Throughout its range, Franklinothrips vespiformis has been found on low growing plants and shrubs, including vegetables and fruits (kidney bean, melon, gourd, cucumber, avocado, eggplant, and citrus) and ornamental sunflowers (Arakaki and Okajima1998; Callan 1943; Cox et al. 2006; Moulton 1932). The authors have collected Franklinothrips vespiformis at relatively low densities from plumbago alongside roadways and in sweep net samples from grassland weeds in Central Florida.
Franklinothrips vespiformis and Franklinothrips spp. in general prey upon various pest thrips and other small arthropods. Noted prey items include red banded thrips, Selenothrips rubrocinctus Giard; Caliothrips insularis Hood; Dinurothrips hookeri Hood; chilli thrips, Scirtothrips dorsalis Hood; melon thrips, Thrips palmi Karny; onion thrips, Thrips tabaci Lindeman; western flower thrips, Frankliniella occidentalis Pergande; Franklinothrips intonsa Trybom; greenhouse thrips, Heliothrips haemorrhoidalis Bouché; and Scolothrips asura Ramakrishna & Margabandhu (Callan 1943; Okajima et al. 1992; Arakaki and Okajima 1998; Hoddle 2003a; Pizzol et al. 2008). In laboratory tests, Franklinothrips vespiformis have been shown to take alternative prey items, such as spider mites, immature whiteflies, leafminer larvae and psyllid eggs (Arakaki and Okajima 1998; personal observation). Some Franklinothrips species can sustain themselves for short periods on pollen or sap (Hoddle et al. 2003b, 2001b) which may result in accidental intoxication by systemic insecticides.

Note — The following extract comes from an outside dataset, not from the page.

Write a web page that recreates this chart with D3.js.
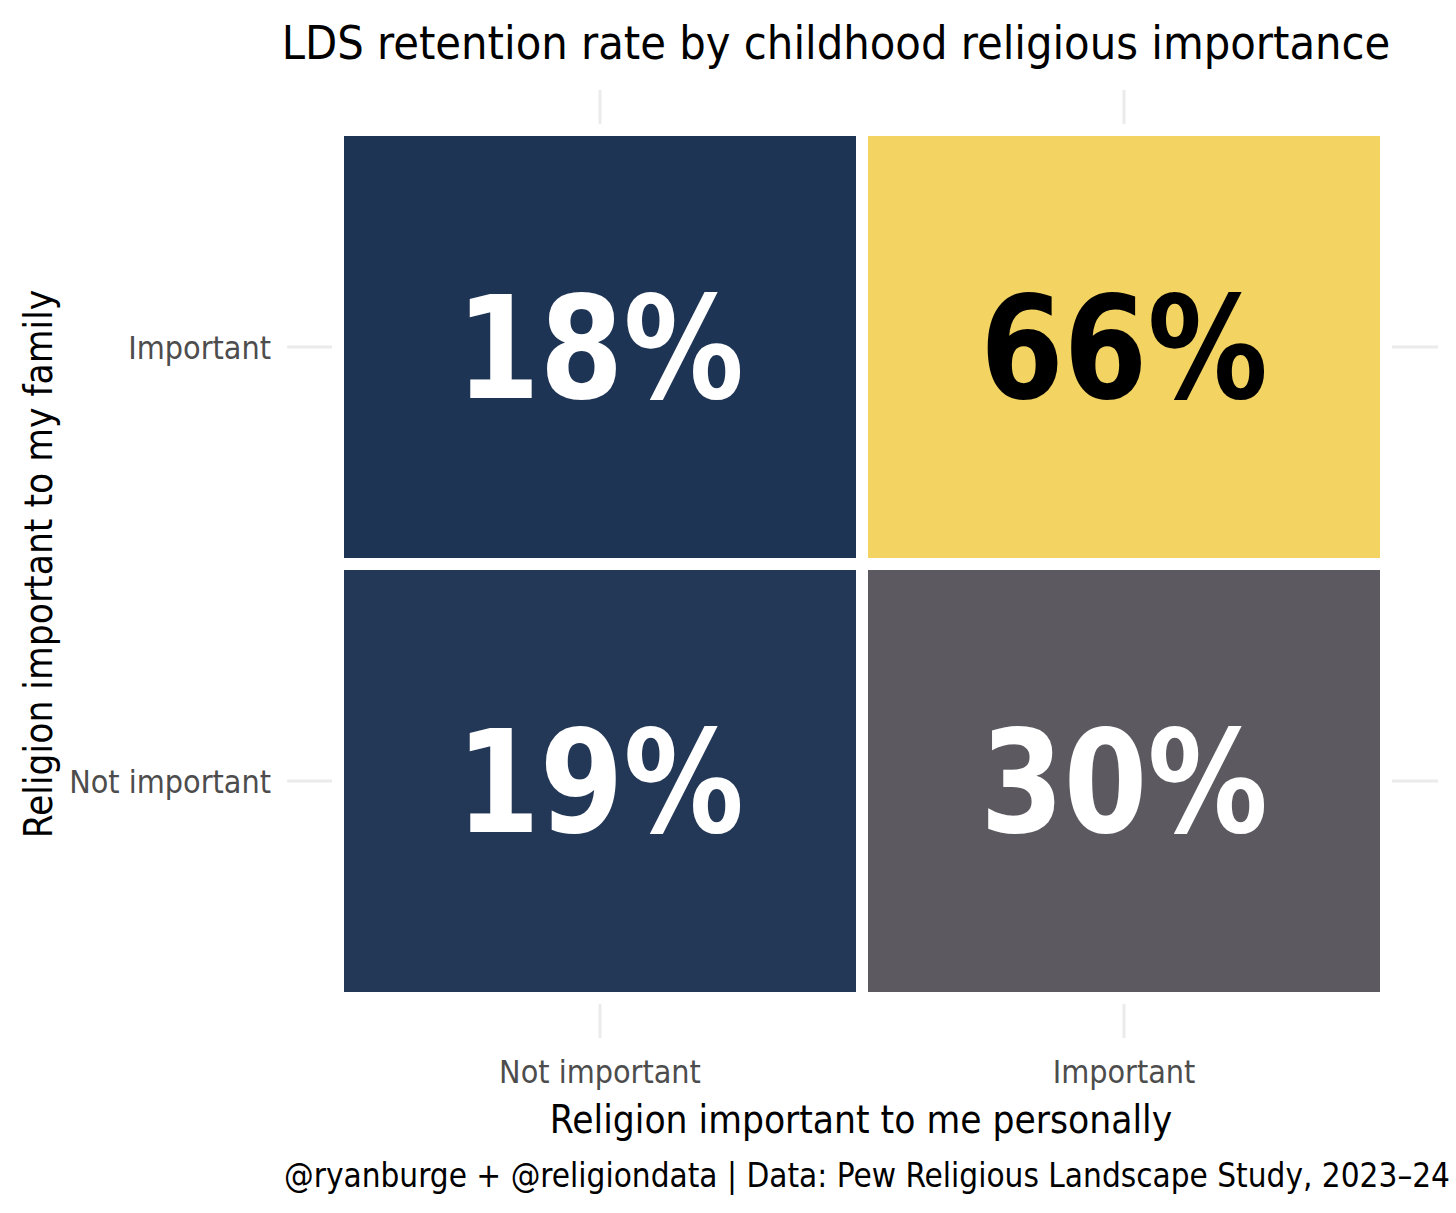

Predatory thrips are important natural enemies of pest species in natural and agricultural systems (Ananthakrishnan 1993). At least sixteen predatory Franklinothrips species are described from tropical and subtropical countries, but amongst these Franklinothrips vespiformis is the most widespread (Hoddle et al. 2012; Mound and Reynaud 2005). In California, another species, Franklinothrips orizabensis, is an important predator of thrips pests on avocado trees. This latter species has been the subject of extensive research, including augmentative release (Hoddle et al. 2004). Both Franklinothrips vespiformis and Franklinothrips orizabensis have been introduced in Europe and Israel as a biological control agent against thrips and mite pests in greenhouses (Loomans and Vierbergen 1999; Cox et al. 2006). At the time of writing, Franklinothrips vespiformis is sold for use "in botanical gardens, zoos, interior landscapes, research greenhouses, nurseries with ornamental plants as well as outdoors in subtropical regions" (Entocare 2013). High cost of mass rearing, poor tolerance to low temperature storage, and the lack of research have been cited as potential problems with the larger scale commercialization of Franklinothrips vespiformis (Larentzaki et al. 2007b).